** START **
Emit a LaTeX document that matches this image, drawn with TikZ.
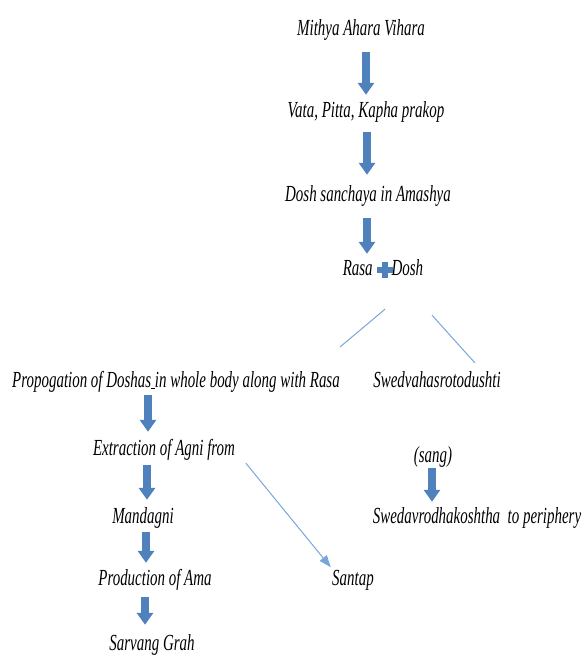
\documentclass[tikz,border=0pt]{standalone}
\usepackage{fontspec}
\newfontfamily\flowfont[FakeStretch=0.65]{Liberation Serif}
\usetikzlibrary{arrows.meta,positioning,calc}
\definecolor{flowblue}{RGB}{79,129,189}
\definecolor{linkblue}{RGB}{120,166,218}

\begin{document}
\begin{tikzpicture}[x=1pt, y=-1pt,
    label/.style={font=\flowfont\itshape\fontsize{23}{26}\selectfont, inner sep=0pt, text height=16pt, text depth=6pt},
    flow/.style={draw=flowblue, line width=7.5pt, -{Triangle[length=12pt, width=16pt]}},
    branch/.style={draw=linkblue, line width=1pt}]
    \useasboundingbox (0,0) rectangle (581,660);

    % main chain
    \node[label] (mithya) at (361,31) {Mithya Ahara Vihara};
    \node[label] (prakop) at (366,113) {Vata, Pitta, Kapha prakop};
    \node[label] (sanchaya) at (368,196) {Dosh sanchaya in Amashya};
    \node[label] (rasadosh) at (383,270) {Rasa\hspace{19pt}Dosh};
    \fill[flowblue] ($(rasadosh.center)+(-6.5,-3)$) rectangle ($(rasadosh.center)+(9.5,3)$);
    \fill[flowblue] ($(rasadosh.center)+(-1.5,-8)$) rectangle ($(rasadosh.center)+(4.5,8)$);

    % left branch
    \node[label] (propog) at (176,382) {Propogation of Doshas\underline{\ }in whole body along with Rasa};
    \node[label] (agni) at (164,450) {Extraction of Agni from};
    \node[label] (mandagni) at (143,518) {Mandagni};
    \node[label] (ama) at (155,580) {Production of Ama};
    \node[label] (grah) at (152,645) {Sarvang Grah};
    \node[label] (santap) at (353,580) {Santap};

    % right branch
    \node[label] (sweda) at (437,382) {Swedvahasrotodushti};
    \node[label] (sang) at (433,457) {(sang)};
    \node[label] (rodha) at (477,518) {Swedavrodhakoshtha\ \ to periphery};

    \draw[flow, shorten <=10pt, shorten >=7pt] ([xshift=5pt]mithya.south) -- ([xshift=0pt]prakop.north);
    \draw[flow, shorten <=8pt, shorten >=10pt] ([xshift=1pt]prakop.south) -- ([xshift=-1pt]sanchaya.north);
    \draw[flow, shorten <=11pt, shorten >=5pt] ([xshift=-1pt]sanchaya.south) -- ([xshift=-16pt]rasadosh.north);
    \draw[flow, shorten <=2pt, shorten >=7pt] ([xshift=-28pt]propog.south) -- ([xshift=-16pt]agni.north);
    \draw[flow, shorten <=4pt, shorten >=7pt] ([xshift=-17pt]agni.south) -- ([xshift=4pt]mandagni.north);
    \draw[flow, shorten <=3pt, shorten >=6pt] ([xshift=3pt]mandagni.south) -- ([xshift=-9pt]ama.north);
    \draw[flow, shorten <=6pt, shorten >=9pt] ([xshift=-10pt]ama.south) -- ([xshift=-7pt]grah.north);
    \draw[flow, shorten <=0pt, shorten >=5pt] ([xshift=-1pt]sang.south) -- ([xshift=-45pt]rodha.north);

    \coordinate (splitL) at (340,347);
    \coordinate (splitR) at (475,363);
    \draw[branch] ([shift={(2,28)}]rasadosh.south) -- (splitL);
    \draw[branch] ([shift={(49,34)}]rasadosh.south) -- (splitR);
    \draw[branch, -{Triangle[length=12pt, width=9pt]}, shorten <=17pt, shorten >=2pt] (agni.east) -- (santap.north west);
\end{tikzpicture}
\end{document}
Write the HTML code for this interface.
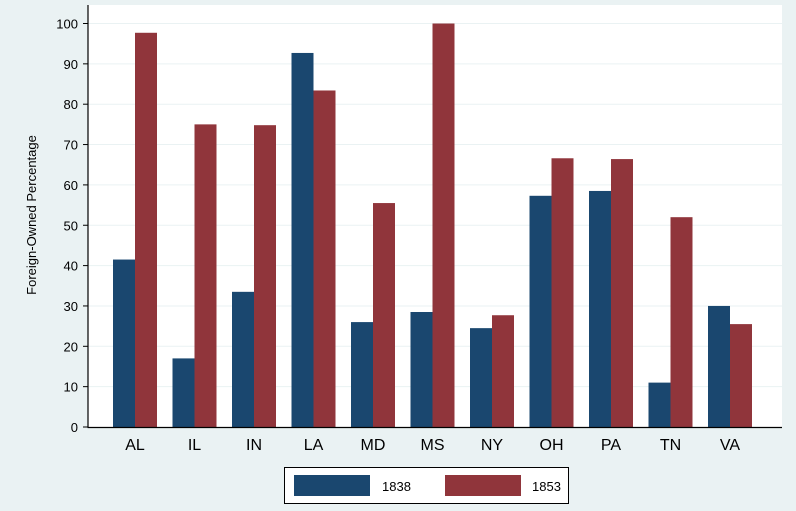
<!DOCTYPE html>
<html><head><meta charset="utf-8"><style>
body{margin:0;background:#eaf2f3;}
svg{display:block;font-family:"Liberation Sans",Arial,sans-serif;}
</style></head><body>
<svg id="chart" width="796" height="511">
<rect x="0" y="0" width="796" height="511" fill="#eaf2f3"/>
<rect x="88" y="5" width="694" height="422" fill="#ffffff"/>
<g id="grid"></g><g id="bars"></g><g id="axes"></g>
<text transform="translate(36,215) rotate(-90)" text-anchor="middle" font-size="13" fill="#000">Foreign-Owned Percentage</text>
<g>
<rect x="284.5" y="467.5" width="284" height="36" fill="#fff" stroke="#000" stroke-width="1"/>
<rect x="294" y="475" width="76" height="21" fill="#1a476f"/>
<text x="382" y="491" font-size="13">1838</text>
<rect x="445" y="475" width="76" height="21" fill="#90353b"/>
<text x="532" y="491" font-size="13">1853</text>
</g>
</svg>
<script>
const categories=["AL","IL","IN","LA","MD","MS","NY","OH","PA","TN","VA"];
const values1838=[41.5,17,33.5,92.7,26,28.5,24.5,57.3,58.5,11,30];
const values1853=[97.7,75,74.8,83.4,55.5,100,27.7,66.6,66.4,52,25.5];
const yTicks=[0,10,20,30,40,50,60,70,80,90,100];
const NS="http://www.w3.org/2000/svg";
const y0=427,yTop=23.5,x0=135,step=59.5,bw=22;
function yS(v){return y0-(v/100)*(y0-yTop);}
function xS(i){return x0+i*step;}
function mk(t,a,p){const e=document.createElementNS(NS,t);for(const k in a)e.setAttribute(k,a[k]);p.appendChild(e);return e;}
const grid=document.getElementById('grid'),bars=document.getElementById('bars'),axes=document.getElementById('axes');
yTicks.forEach(v=>{
 if(v>0){const g=mk('line',{x1:88,x2:782,y1:yS(v),y2:yS(v),stroke:'#eaf2f3','stroke-width':1},grid);
 
 }
 const t=mk('line',{x1:83,x2:88,y1:yS(v),y2:yS(v),stroke:'#000'},axes);
 
 
 const l=mk('text',{x:78,y:yS(v)+5,'text-anchor':'end','font-size':13},axes);
 l.textContent=v;
 
 
});
categories.forEach((c,i)=>{
 const cx=xS(i);
 const b1=mk('rect',{x:cx-bw,y:yS(values1838[i]),width:bw,height:y0-yS(values1838[i]),fill:'#1a476f'},bars);
 
 
 const b2=mk('rect',{x:cx,y:yS(values1853[i]),width:bw,height:y0-yS(values1853[i]),fill:'#90353b'},bars);
 
 
 const l=mk('text',{x:cx,y:450,'text-anchor':'middle','font-size':16},axes);
 l.textContent=c;
 
 
});
const ya=mk('line',{x1:88,x2:88,y1:5,y2:427.5,stroke:'#000','stroke-width':1.2},axes);


const xa=mk('line',{x1:87.5,x2:782,y1:427.5,y2:427.5,stroke:'#000','stroke-width':1.2},axes);


</script>
</body></html>
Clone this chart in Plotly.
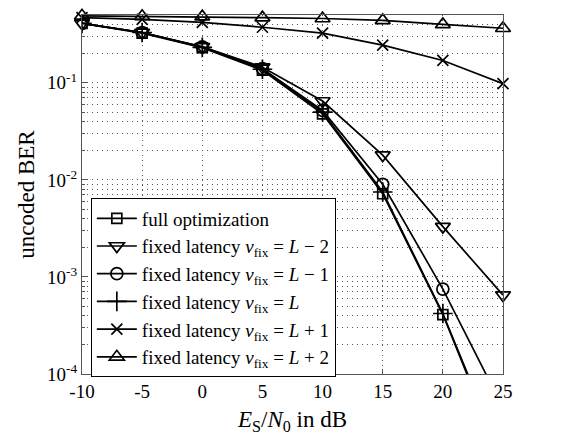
import plotly.graph_objects as go

snr_db = [-10, -5, 0, 5, 10, 15, 20, 25]

ber_full = [0.41, 0.325, 0.23, 0.135, 0.048, 0.0072, 4.1e-4, 1.2e-5]
ber_lm2 = [0.41, 0.33, 0.235, 0.145, 0.065, 0.018, 0.0033, 6.5e-4]
ber_lm1 = [0.41, 0.33, 0.235, 0.14, 0.052, 0.009, 7.5e-4, 4.5e-5]
ber_l = [0.41, 0.33, 0.232, 0.138, 0.05, 0.0075, 4.2e-4, 1.3e-5]
ber_lp1 = [0.47, 0.45, 0.42, 0.374, 0.325, 0.245, 0.17, 0.098]
ber_lp2 = [0.49, 0.485, 0.48, 0.47, 0.46, 0.44, 0.40, 0.365]

names = [
    "full optimization",
    "fixed latency <i>ν</i><sub>fix</sub> = <i>L</i> − 2",
    "fixed latency <i>ν</i><sub>fix</sub> = <i>L</i> − 1",
    "fixed latency <i>ν</i><sub>fix</sub> = <i>L</i>",
    "fixed latency <i>ν</i><sub>fix</sub> = <i>L</i> + 1",
    "fixed latency <i>ν</i><sub>fix</sub> = <i>L</i> + 2",
]
series = [ber_full, ber_lm2, ber_lm1, ber_l, ber_lp1, ber_lp2]
symbols = ["square-open", "triangle-down-open", "circle-open",
           "cross-thin-open", "x-thin-open", "triangle-up-open"]
sizes = [10, 13, 12, 14, 11, 13]

y_tickvals = [1e-4, 1e-3, 1e-2, 1e-1]
y_ticktext = ["10<sup>-4</sup>", "10<sup>-3</sup>", "10<sup>-2</sup>", "10<sup>-1</sup>"]
y_minorvals = [m * 10.0 ** e for e in range(-4, 0) for m in range(2, 10) if m * 10.0 ** e <= 0.5]
x_tickvals = [-10, -5, 0, 5, 10, 15, 20, 25]

fig = go.Figure()
for name, ys, sym, sz in zip(names, series, symbols, sizes):
    in_range = min(ys) >= 1e-4
    fig.add_trace(go.Scatter(
        x=snr_db, y=ys, name=name, mode="lines+markers",
        line=dict(color="black", width=1.7),
        marker=dict(symbol=sym, size=sz, color="black",
                    line=dict(color="black", width=1.7)),
        cliponaxis=not in_range,
    ))

grid = dict(gridcolor="#555", griddash="1px,4px", gridwidth=1)

fig.update_layout(
    width=587, height=440,
    margin=dict(l=82, r=84, t=15, b=63),
    paper_bgcolor="white", plot_bgcolor="white",
    font=dict(family="Liberation Serif", size=19, color="black"),
    showlegend=True,
    legend=dict(
        x=0.021, y=0.489, xanchor="left", yanchor="top",
        bgcolor="white", bordercolor="black", borderwidth=1,
        font=dict(family="Liberation Serif", size=19, color="black"),
        tracegroupgap=0, itemwidth=40,
    ),
)
fig.update_xaxes(
    range=[-10, 25], tickvals=x_tickvals, ticktext=[str(v) for v in x_tickvals],
    showline=True, mirror=True, linecolor="#555", linewidth=1,
    ticks="inside", ticklen=5, tickcolor="#555",
    showgrid=True, **grid,
    zeroline=False,
    tickfont=dict(size=19),
    title=dict(text="<i>E</i><sub>S</sub>/<i>N</i><sub>0</sub> in dB", standoff=10),
)
fig.update_yaxes(
    type="log", range=[-4, -0.301],
    tickvals=y_tickvals, ticktext=y_ticktext,
    showline=True, mirror=True, linecolor="#555", linewidth=1,
    ticks="inside", ticklen=5, tickcolor="#555",
    showgrid=True, **grid,
    minor=dict(tickmode="array", tickvals=y_minorvals, showgrid=True, **grid,
               ticks="inside", ticklen=3, tickcolor="#555"),
    zeroline=False,
    tickfont=dict(size=19),
    title=dict(text="uncoded BER", standoff=6),
)

fig.write_html("out.html")
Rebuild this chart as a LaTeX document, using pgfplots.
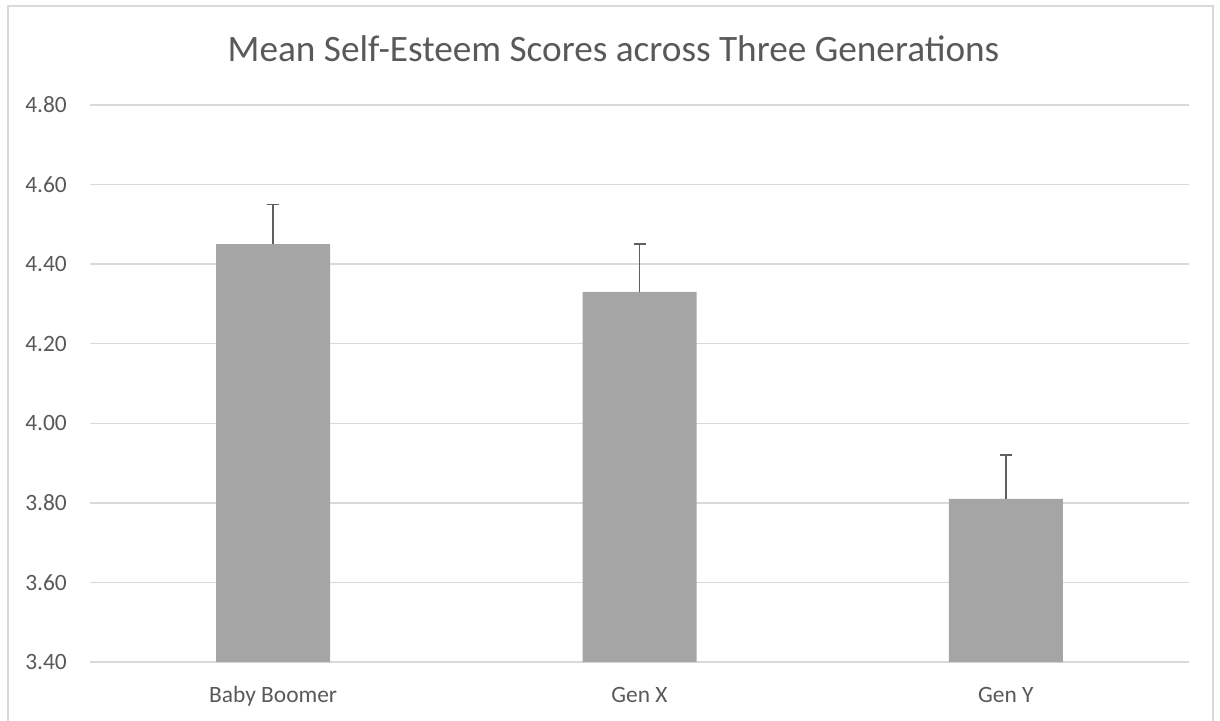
\documentclass[border=0pt]{standalone}
\usepackage{fontspec}
\setmainfont{Carlito}
\usepackage{pgfplots}
\pgfplotsset{compat=1.18}

\definecolor{txt}{HTML}{595959}
\definecolor{gridc}{HTML}{D9D9D9}
\definecolor{barc}{HTML}{A5A5A5}
\definecolor{errc}{HTML}{606060}

\begin{document}
\begin{tikzpicture}
\useasboundingbox (0bp,0bp) rectangle (1220bp,721bp);
% chart area frame
\draw[color=gridc, line width=1.5bp] (8bp,-20bp) -- (8bp,715bp) -- (1213bp,715bp) -- (1213bp,-20bp);
\node[anchor=base, text=txt, font=\fontsize{37.4}{44}\selectfont] at (613.5bp,659bp)
  {Mean Self-Esteem Scores across Three Generations};
\begin{axis}[
    at={(90bp,59bp)}, anchor=south west,
    scale only axis,
    width=1099bp, height=557bp,
    xmin=-0.5, xmax=2.5,
    ymin=3.4, ymax=4.8,
    ybar, bar width=114bp,
    xtick={0,1,2},
    xticklabels={Baby Boomer,Gen X,Gen Y},
    ytick={3.4,3.6,3.8,4.0,4.2,4.4,4.6,4.8},
    yticklabel style={/pgf/number format/.cd, fixed, fixed zerofill, precision=2, /tikz/.cd,
        anchor=east, inner sep=0pt, xshift=-23bp},
    xticklabel style={anchor=base, inner sep=0pt, yshift=-40bp},
    /pgf/number format/assume math mode=true,
    tick label style={font=\fontsize{23.5}{28}\selectfont, text=txt},
    major tick length=0pt,
    ymajorgrids, grid style={color=gridc, line width=1.5bp},
    axis line style={draw=none},
]
\addplot[fill=barc, draw=none,
    error bars/.cd, y dir=plus, y explicit,
    error bar style={color=errc, line width=1.5bp},
    error mark options={color=errc, line width=1.5bp, mark size=6bp, rotate=90}]
  coordinates {
    (0,4.45) +- (0,0.10)
    (1,4.33) +- (0,0.12)
    (2,3.81) +- (0,0.11)
  };
\end{axis}
\end{tikzpicture}
\end{document}
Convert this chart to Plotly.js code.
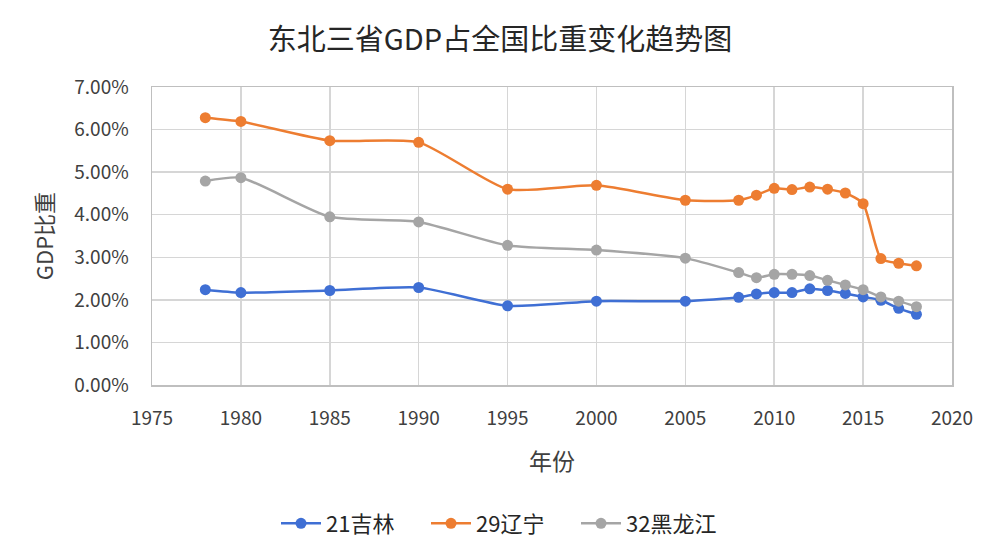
<!DOCTYPE html>
<html>
<head>
<meta charset="utf-8">
<script src="https://cdn.plot.ly/plotly-3.0.1.min.js"></script>
<style>html,body{margin:0;padding:0;background:#fff;}#chart{width:1000px;height:557px;}</style>
</head>
<body>
<div id="chart"></div>
<script>
var years = [1978, 1980, 1985, 1990, 1995, 2000, 2005, 2008, 2009, 2010, 2011, 2012, 2013, 2014, 2015, 2016, 2017, 2018];
var jilin = [2.24, 2.17, 2.22, 2.29, 1.86, 1.97, 1.97, 2.06, 2.14, 2.17, 2.17, 2.26, 2.22, 2.15, 2.07, 1.99, 1.80, 1.66];
var liaoning = [6.28, 6.19, 5.74, 5.70, 4.60, 4.69, 4.34, 4.34, 4.46, 4.62, 4.59, 4.65, 4.60, 4.51, 4.26, 2.97, 2.86, 2.80];
var heilongjiang = [4.79, 4.87, 3.95, 3.83, 3.28, 3.17, 2.98, 2.64, 2.52, 2.60, 2.60, 2.57, 2.46, 2.35, 2.24, 2.07, 1.97, 1.84];
var seriesNames = ['21吉林', '29辽宁', '32黑龙江'];
var colors = ['#3F6FD4', '#ED7D31', '#A5A5A5'];
var xTickVals = [1975, 1980, 1985, 1990, 1995, 2000, 2005, 2010, 2015, 2020];
var yTickVals = [0, 1, 2, 3, 4, 5, 6, 7];
var yTickText = ['0.00%', '1.00%', '2.00%', '3.00%', '4.00%', '5.00%', '6.00%', '7.00%'];

var font = '"Noto Sans CJK SC", "Noto Sans", sans-serif';
var data = [jilin, liaoning, heilongjiang].map(function (vals, i) {
  return {
    x: years, y: vals, name: seriesNames[i], type: 'scatter', mode: 'lines+markers',
    line: {color: colors[i], width: 2.5, shape: 'spline', smoothing: 0.6},
    marker: {color: colors[i], size: 11}
  };
});

var layout = {
  width: 1000, height: 557,
  paper_bgcolor: '#ffffff', plot_bgcolor: '#ffffff',
  margin: {l: 152, r: 48, t: 87, b: 170},
  font: {family: font, color: '#262626', size: 19},
  title: {text: '东北三省GDP占全国比重变化趋势图', x: 0.5, xanchor: 'center', y: 0.928, yanchor: 'middle',
          font: {family: font, size: 29, color: '#262626'}},
  xaxis: {
    range: [1975, 2020], tickvals: xTickVals,
    showgrid: true, gridcolor: '#d6d6d6', gridwidth: 1.5,
    showline: true, linecolor: '#bfbfbf', linewidth: 1.5, mirror: true,
    zeroline: false, ticks: 'outside', ticklen: 16, tickcolor: 'rgba(0,0,0,0)',
    tickfont: {size: 19, color: '#404040'},
    title: {text: '年份', font: {size: 23, color: '#404040'}, standoff: 24}
  },
  yaxis: {
    range: [0, 7], tickvals: yTickVals, ticktext: yTickText,
    showgrid: true, gridcolor: '#d6d6d6', gridwidth: 1.5,
    showline: true, linecolor: '#bfbfbf', linewidth: 1.5, mirror: true,
    zeroline: false, ticks: 'outside', ticklen: 18, tickcolor: 'rgba(0,0,0,0)',
    tickfont: {size: 19, color: '#404040'},
    title: {text: 'GDP比重', font: {size: 22, color: '#404040'}, standoff: 14}
  },
  legend: {orientation: 'h', x: 0.155, xanchor: 'left', y: -0.465, yanchor: 'middle',
           font: {size: 22, color: '#262626'}, itemwidth: 40, entrywidth: 95, traceorder: 'normal'},
  showlegend: true
};

Plotly.newPlot('chart', data, layout, {displayModeBar: false, staticPlot: true});
</script>
</body>
</html>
** END **
> THE EXERCISE
Please take the lines from the beginning of the data above through the line holding "(0,0) rectangle (581,660);" and transcribe them exactly, without any pictures.

> EXERCISE OUTPUT
Emit a LaTeX document that matches this image, drawn with TikZ.
\documentclass[tikz,border=0pt]{standalone}
\usepackage{fontspec}
\newfontfamily\flowfont[FakeStretch=0.65]{Liberation Serif}
\usetikzlibrary{arrows.meta,positioning,calc}
\definecolor{flowblue}{RGB}{79,129,189}
\definecolor{linkblue}{RGB}{120,166,218}

\begin{document}
\begin{tikzpicture}[x=1pt, y=-1pt,
    label/.style={font=\flowfont\itshape\fontsize{23}{26}\selectfont, inner sep=0pt, text height=16pt, text depth=6pt},
    flow/.style={draw=flowblue, line width=7.5pt, -{Triangle[length=12pt, width=16pt]}},
    branch/.style={draw=linkblue, line width=1pt}]
    \useasboundingbox (0,0) rectangle (581,660);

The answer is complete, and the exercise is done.